Mindful choice of technology gives engineering minds real freedom: the freedom to contemplate bigger questions. Technology for its own sake is snake oil.
Update, July 27th 2015: I’ve produced a talk based on this article. You can see it here.
- Etsy in its early years suffered from this pretty badly. We hired a bunch of Python programmers and decided that we needed to find something for them to do in Python, and the only thing that came to mind was creating a pointless middle layer that required years of effort to amputate. Meanwhile, the 90th percentile search latency was about two minutes. Etsy didn’t fail, but it went several years without shipping anything at all. So it took longer to succeed than it needed to.
- We often casually refer to the boring/bad intersection of doom as “enterprise software,” but that terminology may be imprecise.
- In saying this Rumsfeld was either intentionally or unintentionally alluding to the Socratic Paradox. Socrates was by all accounts a thoughtful individual in a number of ways that Rumsfeld is not.
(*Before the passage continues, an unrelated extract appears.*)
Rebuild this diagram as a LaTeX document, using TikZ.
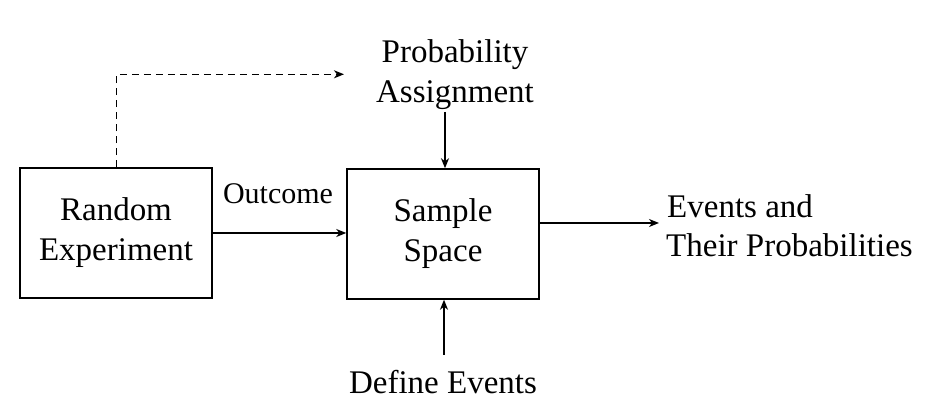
\documentclass[tikz,border=0pt]{standalone}
\usepackage{fontspec}
\setmainfont{Liberation Serif}
\usetikzlibrary{arrows.meta}
\begin{document}
\begin{tikzpicture}[x=1pt,y=1pt,
  box/.style={draw, line width=1.5pt, minimum width=192pt, minimum height=130pt, inner sep=0pt, align=center, font=\fontsize{33}{40}\selectfont},
  lbl/.style={inner sep=0pt, font=\fontsize{33}{40}\selectfont},
  arr/.style={line width=1.5pt, -{Stealth[length=10pt,width=8pt,inset=3pt]}},
  darr/.style={line width=1.5pt, dash pattern=on 7pt off 5pt, -{Stealth[length=10pt,width=8pt,inset=3pt]}}]
\useasboundingbox (0,0) rectangle (927,414);
\node[box] (R) at (116,181) {Random\\Experiment};
\node[box] (S) at (443,180) {Sample\\Space};
\node[lbl, align=center] (P) at (455,339.5) {Probability\\Assignment};
\node[lbl, anchor=base] (D) at (443,20.7) {Define Events};
\node[lbl, anchor=base, font=\fontsize{30}{34}\selectfont] (O) at (278,210.7) {Outcome};
\node[lbl, anchor=base west] (E1) at (667,196) {Events and};
\node[lbl, anchor=base west] (E2) at (666,157) {Their Probabilities};
\coordinate (dc) at (116.7,339.7);
\coordinate (dend) at (344,339.7);
\coordinate (evt) at (659,191);
\coordinate (pa) at (445,302);
\coordinate (de) at (444,59);
% connectors
\draw[arr] (R.east |- 0,181) -- (S.west |- 0,181);
\draw[arr] ([yshift=11pt]S.east) -- (evt);
\draw[arr] (pa) -- (pa |- S.north);
\draw[arr] (de) -- (de |- S.south);
\draw[darr] (R.north -| dc) -- (dc) -- (dend);
\end{tikzpicture}
\end{document}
A good example of this from my experience is Etsy’s activity feeds. When we built this feature, we were working pretty hard to consolidate most of Etsy onto PHP, MySQL, Memcached, and Gearman (a PHP job server). It was much more complicated to implement the feature on that stack than it might have been with something like Redis (or maybe not). But it is absolutely possible to build activity feeds on that stack.
An amazing thing happened with that project: our attention turned elsewhere for several years. During that time, activity feeds scaled up 20x while nobody was watching it at all. We made no changes whatsoever specifically targeted at activity feeds, but everything worked out fine as usage exploded because we were using a shared platform. This is the long-term benefit of restraint in technology choices in a nutshell.
This isn’t an absolutist position–while activity feeds stored in memcached was judged to be practical, implementing full text search with faceting in raw PHP wasn’t. So Etsy used Solr.